Il loro segreto? «La solidità delle reti sociali e familiari — risponde Asher Colombo, sociologo a Bologna e curatore della collana Stranieri in Italia dell’Istituto Cattaneo — gli asiatici infatti hanno famiglie coese, abbattono i costi di impresa, e soffrono poco di disuguaglianze di genere, impegnando nel lavoro anche le donne. Così attraggono in Italia sempre più connazionali». Non solo. Spesso, sono bravi a scuola. Il 17,6% degli alunni stranieri oggi proviene dall’Asia e «il loro livello di successo scolastico — spiega Colombo — è spesso superiore agli altri immigrati».

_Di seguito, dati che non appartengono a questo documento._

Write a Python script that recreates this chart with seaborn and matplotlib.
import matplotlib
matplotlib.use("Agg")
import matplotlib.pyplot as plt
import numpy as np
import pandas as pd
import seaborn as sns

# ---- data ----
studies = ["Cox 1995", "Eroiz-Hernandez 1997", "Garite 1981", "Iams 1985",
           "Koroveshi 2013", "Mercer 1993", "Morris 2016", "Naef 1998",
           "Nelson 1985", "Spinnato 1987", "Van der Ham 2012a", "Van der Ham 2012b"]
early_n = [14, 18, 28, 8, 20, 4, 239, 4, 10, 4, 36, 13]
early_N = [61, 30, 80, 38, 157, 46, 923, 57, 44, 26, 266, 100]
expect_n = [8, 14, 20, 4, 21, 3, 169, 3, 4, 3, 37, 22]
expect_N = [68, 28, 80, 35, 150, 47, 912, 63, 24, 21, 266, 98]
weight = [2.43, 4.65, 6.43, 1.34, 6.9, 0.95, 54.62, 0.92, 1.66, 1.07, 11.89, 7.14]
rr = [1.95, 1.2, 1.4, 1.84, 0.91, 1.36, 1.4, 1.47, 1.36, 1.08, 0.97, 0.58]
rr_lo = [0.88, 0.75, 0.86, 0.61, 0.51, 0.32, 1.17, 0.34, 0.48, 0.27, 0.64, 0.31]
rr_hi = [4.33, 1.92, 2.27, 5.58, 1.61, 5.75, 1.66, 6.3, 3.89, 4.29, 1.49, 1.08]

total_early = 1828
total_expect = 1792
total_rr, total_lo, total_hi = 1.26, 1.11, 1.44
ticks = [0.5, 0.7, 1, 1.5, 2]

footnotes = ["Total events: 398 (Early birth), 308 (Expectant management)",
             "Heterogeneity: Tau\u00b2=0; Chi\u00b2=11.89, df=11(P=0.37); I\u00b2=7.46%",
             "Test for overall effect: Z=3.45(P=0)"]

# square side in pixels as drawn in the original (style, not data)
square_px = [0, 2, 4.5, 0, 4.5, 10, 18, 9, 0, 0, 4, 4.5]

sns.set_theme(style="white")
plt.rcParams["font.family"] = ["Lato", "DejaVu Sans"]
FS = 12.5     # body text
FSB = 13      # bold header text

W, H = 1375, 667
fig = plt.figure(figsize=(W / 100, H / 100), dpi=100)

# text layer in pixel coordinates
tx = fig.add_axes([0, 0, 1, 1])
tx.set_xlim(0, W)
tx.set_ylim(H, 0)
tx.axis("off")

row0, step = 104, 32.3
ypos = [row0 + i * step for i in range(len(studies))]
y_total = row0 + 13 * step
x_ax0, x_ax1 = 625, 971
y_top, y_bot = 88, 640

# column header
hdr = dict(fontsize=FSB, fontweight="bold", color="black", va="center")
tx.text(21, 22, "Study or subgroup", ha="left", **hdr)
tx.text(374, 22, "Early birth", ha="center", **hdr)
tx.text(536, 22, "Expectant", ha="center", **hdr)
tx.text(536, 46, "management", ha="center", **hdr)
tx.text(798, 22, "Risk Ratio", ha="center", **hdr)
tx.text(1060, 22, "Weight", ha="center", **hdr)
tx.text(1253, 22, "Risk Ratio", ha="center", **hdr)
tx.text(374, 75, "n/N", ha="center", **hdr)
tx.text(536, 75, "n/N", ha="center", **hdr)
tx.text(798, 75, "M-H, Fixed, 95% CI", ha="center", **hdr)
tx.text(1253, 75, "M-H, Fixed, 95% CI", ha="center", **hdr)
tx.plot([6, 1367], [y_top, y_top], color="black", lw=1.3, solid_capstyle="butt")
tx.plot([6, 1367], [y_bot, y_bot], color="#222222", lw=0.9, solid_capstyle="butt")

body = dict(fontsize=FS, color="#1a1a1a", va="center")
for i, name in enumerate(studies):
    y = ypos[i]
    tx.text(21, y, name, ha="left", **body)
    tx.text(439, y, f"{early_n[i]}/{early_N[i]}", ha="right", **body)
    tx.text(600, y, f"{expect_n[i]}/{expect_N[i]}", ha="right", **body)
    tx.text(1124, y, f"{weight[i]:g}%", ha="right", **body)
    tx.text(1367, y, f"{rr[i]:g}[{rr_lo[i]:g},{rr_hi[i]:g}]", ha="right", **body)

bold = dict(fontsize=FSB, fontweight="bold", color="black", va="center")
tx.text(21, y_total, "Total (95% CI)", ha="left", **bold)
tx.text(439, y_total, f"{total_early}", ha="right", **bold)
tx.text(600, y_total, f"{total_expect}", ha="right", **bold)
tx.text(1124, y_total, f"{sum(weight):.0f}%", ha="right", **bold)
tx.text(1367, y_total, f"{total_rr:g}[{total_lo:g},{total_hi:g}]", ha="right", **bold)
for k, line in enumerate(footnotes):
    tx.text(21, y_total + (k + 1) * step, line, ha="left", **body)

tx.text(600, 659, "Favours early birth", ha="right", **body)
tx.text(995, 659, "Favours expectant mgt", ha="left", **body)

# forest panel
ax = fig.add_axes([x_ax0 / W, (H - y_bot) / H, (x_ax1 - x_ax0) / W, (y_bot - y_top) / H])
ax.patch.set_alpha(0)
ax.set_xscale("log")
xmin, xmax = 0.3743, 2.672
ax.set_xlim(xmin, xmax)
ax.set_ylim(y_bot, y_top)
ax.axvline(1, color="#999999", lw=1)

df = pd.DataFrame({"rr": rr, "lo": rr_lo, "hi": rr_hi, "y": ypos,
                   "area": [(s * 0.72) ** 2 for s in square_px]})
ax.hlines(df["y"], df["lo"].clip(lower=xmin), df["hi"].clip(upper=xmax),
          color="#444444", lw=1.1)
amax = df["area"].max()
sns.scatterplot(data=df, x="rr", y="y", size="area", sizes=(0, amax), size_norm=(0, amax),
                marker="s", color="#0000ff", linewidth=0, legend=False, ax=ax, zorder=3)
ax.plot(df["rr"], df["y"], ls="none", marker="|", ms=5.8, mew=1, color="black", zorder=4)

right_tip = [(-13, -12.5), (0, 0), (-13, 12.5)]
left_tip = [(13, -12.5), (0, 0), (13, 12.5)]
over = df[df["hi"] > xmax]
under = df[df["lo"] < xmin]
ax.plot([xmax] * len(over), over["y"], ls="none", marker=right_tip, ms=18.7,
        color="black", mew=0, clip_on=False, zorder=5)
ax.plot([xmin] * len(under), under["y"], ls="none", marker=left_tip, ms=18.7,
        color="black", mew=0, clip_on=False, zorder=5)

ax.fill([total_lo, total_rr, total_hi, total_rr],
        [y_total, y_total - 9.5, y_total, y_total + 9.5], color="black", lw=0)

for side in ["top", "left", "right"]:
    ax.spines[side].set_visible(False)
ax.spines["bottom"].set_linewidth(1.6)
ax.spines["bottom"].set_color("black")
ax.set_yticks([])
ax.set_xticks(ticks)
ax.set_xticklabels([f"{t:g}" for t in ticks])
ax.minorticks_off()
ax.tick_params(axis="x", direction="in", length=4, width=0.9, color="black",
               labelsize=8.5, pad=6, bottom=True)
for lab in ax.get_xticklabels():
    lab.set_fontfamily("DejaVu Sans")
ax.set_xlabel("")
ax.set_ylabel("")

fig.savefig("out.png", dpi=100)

Le regioni preferite sono Lombardia (30,2%), Lazio (13,6%) ed Emilia Romagna (11,6%). Sono un esercito di lavoratori: gli immigrati asiatici hanno infatti un tasso di occupazione del 61,1%, contro il 57,1% complessivo degli stranieri (già molto alto rispetto al 41,8% degli italiani). I cittadini filippini, poi, presentano un tasso di occupazione del 77%, i cinesi del 68,5%. Cosa fanno? I cinesi sono occupati nel commercio (34,5%), gli indiani nell’industria (35,8%) e i filippini nei servizi alle persone (66,7%).

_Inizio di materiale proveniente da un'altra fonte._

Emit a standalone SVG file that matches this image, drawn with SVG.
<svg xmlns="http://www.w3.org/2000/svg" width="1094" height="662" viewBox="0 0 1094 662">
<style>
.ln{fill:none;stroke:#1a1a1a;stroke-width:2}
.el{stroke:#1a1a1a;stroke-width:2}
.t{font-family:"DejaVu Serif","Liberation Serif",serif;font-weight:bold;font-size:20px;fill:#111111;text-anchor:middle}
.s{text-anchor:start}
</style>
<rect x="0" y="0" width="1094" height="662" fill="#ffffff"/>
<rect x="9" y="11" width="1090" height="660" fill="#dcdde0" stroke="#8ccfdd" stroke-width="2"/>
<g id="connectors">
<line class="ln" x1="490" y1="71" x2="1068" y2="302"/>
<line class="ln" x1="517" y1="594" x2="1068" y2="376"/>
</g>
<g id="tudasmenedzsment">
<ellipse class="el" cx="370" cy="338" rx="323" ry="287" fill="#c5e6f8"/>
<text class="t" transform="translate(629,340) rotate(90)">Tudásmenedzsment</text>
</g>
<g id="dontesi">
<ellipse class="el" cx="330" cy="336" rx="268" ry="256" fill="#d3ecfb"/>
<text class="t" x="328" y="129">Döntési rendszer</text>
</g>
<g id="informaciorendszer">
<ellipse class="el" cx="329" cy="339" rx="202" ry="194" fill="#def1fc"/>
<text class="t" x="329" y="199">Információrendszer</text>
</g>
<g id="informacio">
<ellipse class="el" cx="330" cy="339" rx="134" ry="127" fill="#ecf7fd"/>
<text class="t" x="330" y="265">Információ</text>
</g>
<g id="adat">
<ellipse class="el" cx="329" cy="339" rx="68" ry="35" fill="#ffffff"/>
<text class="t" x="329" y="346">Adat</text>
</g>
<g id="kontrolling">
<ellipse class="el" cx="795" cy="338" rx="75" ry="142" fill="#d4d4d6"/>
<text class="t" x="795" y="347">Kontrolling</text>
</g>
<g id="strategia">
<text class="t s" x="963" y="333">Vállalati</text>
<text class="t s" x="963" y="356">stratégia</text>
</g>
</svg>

Non manca chi si mette in proprio, come Christine Chua, filippina, arrivata in Italia nel 2000. Tre anni fa, l’idea: Christine fonda la Delta Contract , azienda specializzata nell’illuminazione delle navi da crociera. Nel 2013 fattura 1,2 milioni di euro. Oggi conta 5 dipendenti e stima una crescita del fatturato del 22%. Come lei, tanti sono gli imprenditori asiatici: quasi 135mila. Di questi, 60mila cinesi. E anche qui a contare è il trend di crescita: nell’ultimo anno gli imprenditori orientali in Italia sono cresciuti dell’8,3%, mentre gli stranieri complessivamente hanno registrato solo un aumento del 2,4% e gli italiani sono calati del 1,8%. La nazionalità che ha segnato l’aumento maggiore è quella del Bangladesh (+18,6%).

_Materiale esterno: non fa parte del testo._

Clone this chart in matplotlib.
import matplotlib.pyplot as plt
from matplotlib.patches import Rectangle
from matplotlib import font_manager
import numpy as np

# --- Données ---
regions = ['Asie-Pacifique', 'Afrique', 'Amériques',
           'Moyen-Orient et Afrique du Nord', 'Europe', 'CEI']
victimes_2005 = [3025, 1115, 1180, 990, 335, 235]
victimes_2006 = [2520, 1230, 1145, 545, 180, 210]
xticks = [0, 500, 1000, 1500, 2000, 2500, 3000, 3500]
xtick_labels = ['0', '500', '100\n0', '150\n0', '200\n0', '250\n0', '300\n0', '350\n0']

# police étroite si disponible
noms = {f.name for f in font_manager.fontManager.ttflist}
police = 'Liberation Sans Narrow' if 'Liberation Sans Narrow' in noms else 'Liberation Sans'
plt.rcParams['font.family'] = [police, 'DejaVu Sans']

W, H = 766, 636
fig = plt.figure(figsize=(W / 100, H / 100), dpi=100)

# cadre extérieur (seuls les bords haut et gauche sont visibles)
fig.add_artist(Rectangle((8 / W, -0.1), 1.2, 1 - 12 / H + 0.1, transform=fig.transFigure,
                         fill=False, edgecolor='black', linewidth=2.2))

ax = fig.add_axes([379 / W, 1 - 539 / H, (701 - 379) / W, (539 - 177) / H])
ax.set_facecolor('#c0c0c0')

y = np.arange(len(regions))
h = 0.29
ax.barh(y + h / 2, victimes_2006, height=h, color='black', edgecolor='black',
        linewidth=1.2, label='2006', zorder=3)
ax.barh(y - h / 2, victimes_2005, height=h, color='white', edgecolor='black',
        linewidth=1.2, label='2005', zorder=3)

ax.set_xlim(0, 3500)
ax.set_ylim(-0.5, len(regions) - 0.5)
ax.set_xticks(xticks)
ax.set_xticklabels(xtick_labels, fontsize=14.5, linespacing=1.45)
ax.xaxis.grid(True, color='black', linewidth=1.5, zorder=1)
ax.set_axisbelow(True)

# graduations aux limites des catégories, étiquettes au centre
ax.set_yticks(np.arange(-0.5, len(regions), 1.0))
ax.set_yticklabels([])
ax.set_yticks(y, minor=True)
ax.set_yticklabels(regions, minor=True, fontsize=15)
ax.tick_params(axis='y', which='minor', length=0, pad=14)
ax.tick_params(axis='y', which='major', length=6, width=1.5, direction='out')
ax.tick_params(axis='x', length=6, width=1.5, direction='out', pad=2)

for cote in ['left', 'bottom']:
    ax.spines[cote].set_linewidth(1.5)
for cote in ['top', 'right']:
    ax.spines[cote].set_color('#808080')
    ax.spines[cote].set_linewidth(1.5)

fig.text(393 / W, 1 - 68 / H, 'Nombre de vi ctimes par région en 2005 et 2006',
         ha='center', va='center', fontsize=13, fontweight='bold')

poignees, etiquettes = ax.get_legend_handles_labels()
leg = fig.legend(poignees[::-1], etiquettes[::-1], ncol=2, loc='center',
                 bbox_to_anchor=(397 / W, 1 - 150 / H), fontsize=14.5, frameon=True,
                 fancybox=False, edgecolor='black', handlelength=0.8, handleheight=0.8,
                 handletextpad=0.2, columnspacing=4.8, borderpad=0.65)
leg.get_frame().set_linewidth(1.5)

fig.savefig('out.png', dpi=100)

L’Asia è anche il primo continente di destinazione delle rimesse degli immigrati in Italia (44,7%), con un tesoro di 2,5 miliardi di euro nel 2013. Il primo Paese di destinazione è la Cina: oltre 1 miliardo. Tra le principali province di invio del denaro, Prato: da qui parte il 16,2% delle rimesse verso la Cina. Un ultimo dato: gli immigrati orientali delinquono, certo, ma meno degli altri. L’incidenza dei detenuti asiatici sul totale degli stranieri è infatti molto bassa (6,5%), considerando che la popolazione asiatica incide su quella straniera per quasi il 20%. La prima nazionalità è la Cina. Ma conta appena 235 detenuti. «Gli immigrati orientali delinquono meno degli altri — conferma Colombo — e questo grazie al sostengo dei loro gruppi familiari, uniti sul lavoro, tanto da occupare sempre più settori economici. Un esempio? I bar dei cinesi».